Reminiscing the beginning of 20 years of practice

posted: by: Dr. Kimberly McClure Brinton Tags: "Clinic Specials" "News" 

On April 2, we started our 20th year of our mixed animal practice. We kicked off with a celebration of doughnuts that were decorated by one of our clients with paw and hoof prints, coffee for our clients and a really cute yard card, just letting our clients know that we are celebrating our 20th anniversary.

The response was fantastic and even clients from practices where I worked at before I started my own practice have reached out. It has been the beginning of a wonderful trip down Memory Lane.

When I think back on how things have changed in 20 years of practice, I think I have to reflect on my first year out,  my first job,  and how much that has shaped me into the veterinarian I am today.

My first job started as a terminal preceptorship. At Auburn we spent our last 10 weeks of our fourth year of veterinary school, working in a practice, under supervision. I picked a predominately farm animal practice in the middle of nowhere, Georgia.

I was the first female veterinarian in the county and a Yankee. To boot, I drove a great big blue dodge truck and had to carry a milk crate, as a step stool, to help me get into the unit that housed all the equipment in the back of the truck. Most of the clients were good, open, and friendly. It was a heavy Mennonite population.

This was before cell phones- there was a CB radio in my truck, but no one on the other end if I was lost on a dirt road in the middle of the night…If we wanted blood work results sooner than a week (samples mailed by snail mail, no daily pickups from a laboratory) we actually went to the local hospital and they would run it for us. Today we get a daily pick up from the lab and results almost instantaneously when we run samples on our in house machines.

I learned a lot about dealing with people, being open and holding my tongue in some cases that first year. As I said most clients were very accepting, although I did have a few that did not want any part of a female veterinarian on the farm. I remember one specific instance I went out to treat a calf that was dying when I got to the farm from coccidia.  It is a parasite that affects young animals, causes suppression of the immune system and can kill them very quickly. This calf died after I treated it, I think before I had even gotten back to the office and that farmer would not let me set foot back on that farm.


Another major memory of that first year was my first Christmas Eve away from home missing my grandmother and my family so much.  My boss had gone out of town for the holiday and I had the practice all to myself, having been out of school for only about 6 months. I went to work on a herd of beef cows for a gentleman farmer who he really didn't know how to work a chute or move cows, so I had gotten into the pasture to herd the cows into a crowded area to get them into the chute. I accidentally got between the cow and her calf and she came at me full speed, got me on the ground and was pawing me, beating me with her head while I was crawling across the pasture to the fence I could climb up on. The farmer had no idea how to help me as I pleaded with him to just get her off me. I got myself out of the pasture, caught my breath, and finished working that herd of cows.

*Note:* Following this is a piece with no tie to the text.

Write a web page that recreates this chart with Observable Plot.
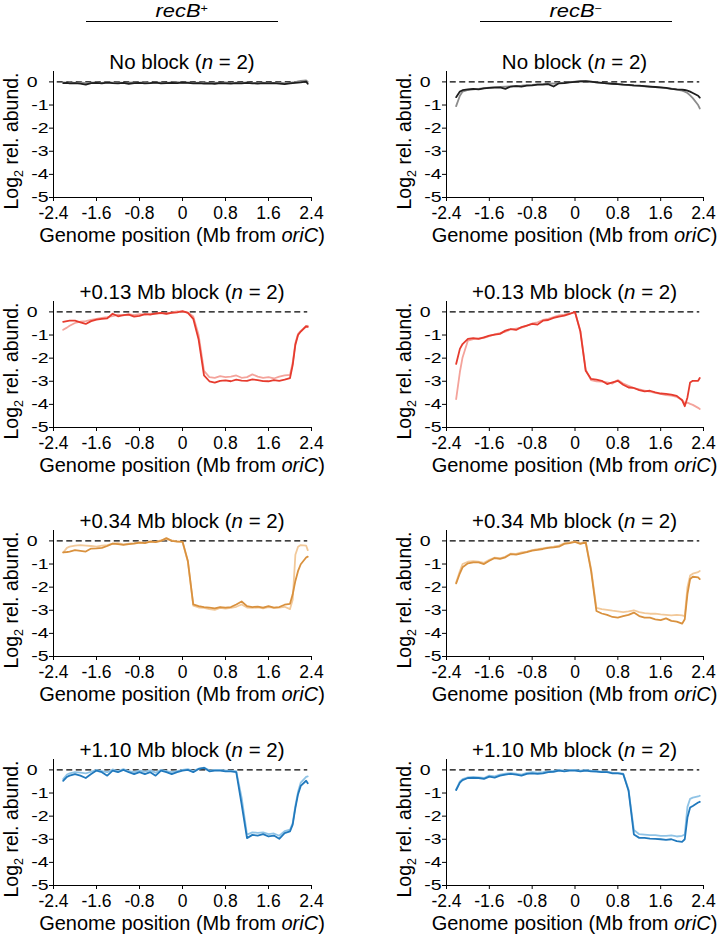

I had another call that day at a Mennonite farm and was on my way to that second call for a cow with a cut on her udder when I got stopped by a female police officer. She asked me if I was okay as I’m sure I looked a little rough…I told her what had happened, and she replied that this would “just take a minute” and came back with a Christmas gift for me- a ticket…

 It's my first Christmas Eve away from home and now I've gotten a ticket, gotten beaten up by a cow and still had to do another call. But the reward in the next call is that things went smoothly.  As I finished suturing the cut on the cow’s udder, one of the little Mennonite Children came out with a cup of hot chocolate and a piece of lemon pound cake- neither had ever tasted so good.  I think of that child whenever I have lemon pound cake to this day.